The StanfordNLP NE Learner seems to have issues with overlapping names

I’ve had some success in training the StanfordNLP NE Learner to recognise person names in my dataset, but have also encountered an annoying limitation.

If the training dictionary that feeds into the Learner node contains names that ‘overlap’ or contain one another, like “Smith” and “J. Smith”, or “J. Smith” and “R. J. Smith”, the shorter term tends to override the longer one in the tagging results obtained by using the trained model.

For example, if I include both “J. Smith” and “R. J. Smith” in the dictionary, the tagging results generally will NOT include “R. J. Smith” (or will include only a few instances). But if I omit “J. Smith” from the dictionary, then “R. J. Smith” will be tagged.

Similarly, if my dictionary contains several names ending in Smith (e.g. J. Smith, Robert Smith, R. B. Smith, etc.), but not the name ‘Smith’ on its own, the tagging results will include these names and various others that end in Smith. But instances of ‘Smith’ on their own are not tagged. If I add ‘Smith’ to the dictionary, this name on its own gets tagged, but only at the expense of most of the longer names that contain it, like J. Smith. Most of the names ending in Smith are no longer tagged, and those that are tend to be ones that were in the input dictionary. (In contrast, if I use the inbuilt model in the Stanford NER node, both the single- and multi-part variants of Smith will be tagged.)

This behaviour is not affected by the order of terms in the input dictionary. It happens whether or not the shorter terms are listed first. Listing the short terms first is how I would usually deal with overlapping terms when using the Dictionary Tagger. But it appears that the tagging process within the NE Learner node does not work the same way. Or perhaps the problem lies in some other aspect of the StanfordNLP model that I do not understand (and I’ll admit that I understand very little of the mechanics of the model).

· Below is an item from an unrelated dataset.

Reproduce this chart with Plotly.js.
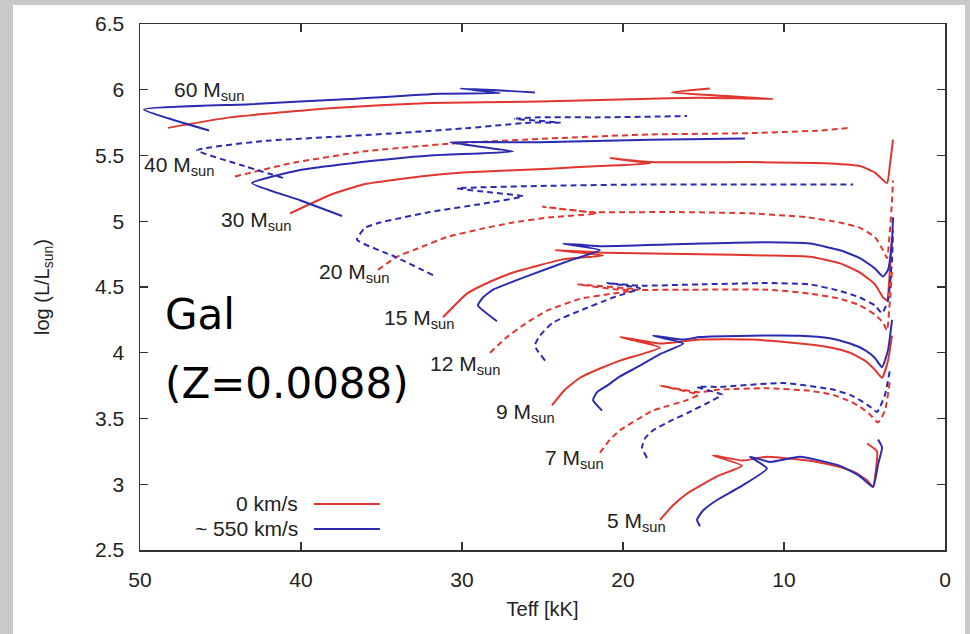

Anyway, I’m sharing this in the hope that either A) this issue is specific to Knime’s implementation of the NE Learner and can therefore be fixed; or B) this issue is inherent in StanfordNLP and someone can suggest a strategy for resolving it (perhaps by tweaking the Learner settings, most of which I do not understand).

Thanks in advance.

Hi @AngusVeitch1 I have little experience with the StanfordNLP NE Learner in Knime, but I’ve used several years ago other packages (like Gate) and own Python (NLTK) and R coding in recognizing a group of words in a text.
They all have issues with these overlapping names and often choose only the shortest version from your dictionary for the tagging.
So it would seem a surprise to me this is a specific issue of the Knime implementation of StanfordNLP.
The only way I found around this was own coding and search from long to short entities from the dictionary. This could become quite timeconsuming.
As always it’s a trade off between time and effort against the quality of the endproduct.

Ah, dammit. That’s really helpful to know, @JanDuo , but what a shame that the StanfordNLP Learner has that particular quirk. It really undermines its value, and feels to me like something that could be fixed. I might have to get a bit creative to get the outcome I want.

Thanks again for sharing your experience.

1 Like

The solution I’ve applied so far is to do certain processing steps with String Manipulation with regex on a string type column, then convert the processed string to document type and then apply other steps on the document column. More work but also better control.

Hi @Geo , I don’t quite follow … but oddly enough, your reply does sound like an answer to a different question I might have asked somewhere in the forum!